In Brief

Driven: Kid Rock (July 2; 9 to 10 p.m.; VH1) follows young Robert Ritchie from Michigan suburbanite to superstar bad-ass, with girlfriend, old D.J. clips, and concert footage. To be followed Tuesdays by ‘N Sync, Celine Dion, Motley Crue, Weird Al, Christina Aguilera, and Notorious B.I.G.

Boomtown (July 2; 10 to 11 p.m.; channel 13), a Bryan Gunnar Cole film on P.O.V., visits the reservation of the Suquamish nation, where the economy depends more on the sale of Fourth of July fireworks than it does on the local salmon run. If you are looking for irony, the Suquamish got there before you.
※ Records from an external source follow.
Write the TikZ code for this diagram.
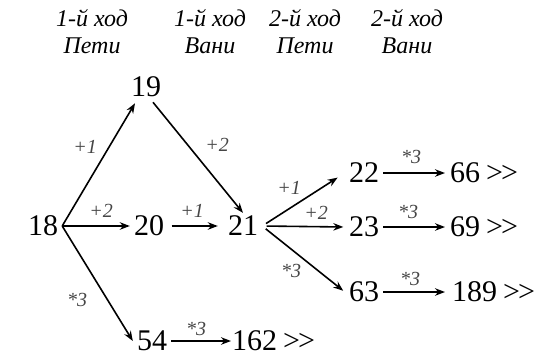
\documentclass[tikz,border=0pt]{standalone}
\usepackage{fontspec}
\setmainfont{Liberation Serif}
\usetikzlibrary{arrows.meta,calc}
\definecolor{labgray}{RGB}{70,70,70}
\newcommand{\gtgt}{\kern6pt>\kern-2pt>}
\tikzset{
  num/.style={font=\fontsize{30}{30}\selectfont, inner xsep=4pt, inner ysep=3pt},
  rt/.style={font=\fontsize{30}{30}\selectfont, inner sep=0pt, anchor=west},
  lab/.style={font=\fontsize{20}{20}\selectfont\itshape, text=labgray, inner sep=0pt},
  hdr/.style={font=\fontsize{24}{27}\selectfont\itshape, align=center, inner sep=0pt},
  arr/.style={-{Stealth[length=10pt,width=7.5pt]}, line width=1.6pt},
}
\begin{document}
\begin{tikzpicture}[x=1pt,y=-1pt]
\useasboundingbox (0,0) rectangle (538,356);
% headers
\node[hdr] (h1) at (92,32) {1-й ход\\Пети};
\node[hdr] (h2) at (210,32) {1-й ход\\Вани};
\node[hdr] (h3) at (305,32) {2-й ход\\Пети};
\node[hdr] (h4) at (407,32) {2-й ход\\Вани};
% numbers
\node[num] (n18) at (43,226) {18};
\node[num] (n19) at (146,87) {19};
\node[num] (n20) at (149,226) {20};
\node[num] (n21) at (243,226) {21};
\node[num] (n54) at (152,341) {54};
\node[num] (n22) at (364,173) {22};
\node[num] (n23) at (364,227) {23};
\node[num] (n63) at (364,292) {63};
\node[rt] (n66) at (450,173) {66\gtgt};
\node[rt] (n69) at (450,227) {69\gtgt};
\node[rt] (n189) at (452,292) {189\gtgt};
\node[rt] (n162) at (232,341) {162\gtgt};
% arrows
\draw[arr] (n18.east) -- ($(n19.south)+(-11,3)$);
\draw[arr] ($(n19.south)+(7,2)$) -- (n21.north);
\draw[arr] (n18.east) -- (n20.west);
\draw[arr] (n18.east) -- (n54.west);
\draw[arr, shorten <=3.5pt, shorten >=6pt] (n20.east) -- (n21.west);
\draw[arr, shorten <=4.5pt, shorten >=8.5pt] (n21.east) -- (n22.west);
\draw[arr, shorten <=4.5pt, shorten >=1.5pt] (n21.east) -- (n23.west);
\draw[arr, shorten <=4.5pt, shorten >=2pt] (n21.east) -- (n63.west);
\draw[arr, shorten >=5pt] (n22.east) -- (n66.west);
\draw[arr, shorten >=5pt] (n23.east) -- (n69.west);
\draw[arr, shorten >=7pt] (n63.east) -- (n189.west);
\draw[arr, shorten >=1pt] (n54.east) -- (n162.west);
% labels
\node[lab] (l1) at (85,147) {+1};
\node[lab] (l2) at (101,211) {+2};
\node[lab] (l3) at (77,300) {*3};
\node[lab] (l4) at (217,145) {+2};
\node[lab] (l5) at (192,211) {+1};
\node[lab] (l6) at (196,329) {*3};
\node[lab] (l7) at (289,188) {+1};
\node[lab] (l8) at (316,213) {+2};
\node[lab] (l9) at (291,271) {*3};
\node[lab] (l10) at (411,157) {*3};
\node[lab] (l11) at (408,212) {*3};
\node[lab] (l12) at (410,279) {*3};
\end{tikzpicture}
\end{document}
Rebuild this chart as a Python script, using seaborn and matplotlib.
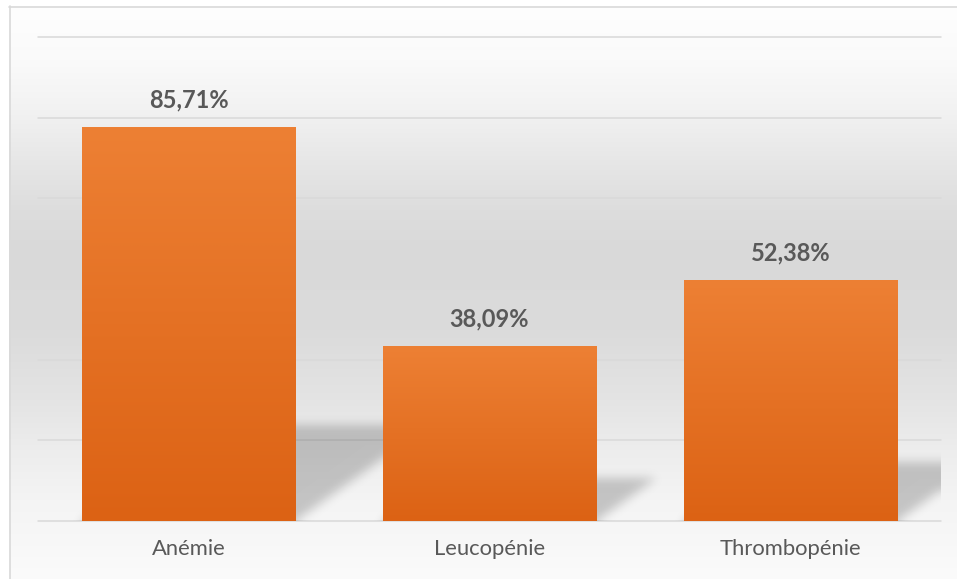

Bruce Lee: A Warrior’s Journey (July 2; 8 to 9:30 p.m.; AMC) tells his story, part feet and part philosophy, from a childhood in Chinese films to his never-completed last film, Game of Death, of which we see a remarkable 33 minutes of choreographed mayhem. Did you know that Lee created the Kung Fu television series but wasn’t allowed to star in it himself?

Great Projects – The Building of America (July 3, 10, 17, and 24; 10 to 11 p.m.; Channel 13) lets Stacy Keach tell us the not-always-edifying stories of how, for instance, America got electrified from lower Manhattan to rural Tennessee, who made money on the George Washington Bridge, and who should have gone to jail because of Boston’s elevated Central Artery.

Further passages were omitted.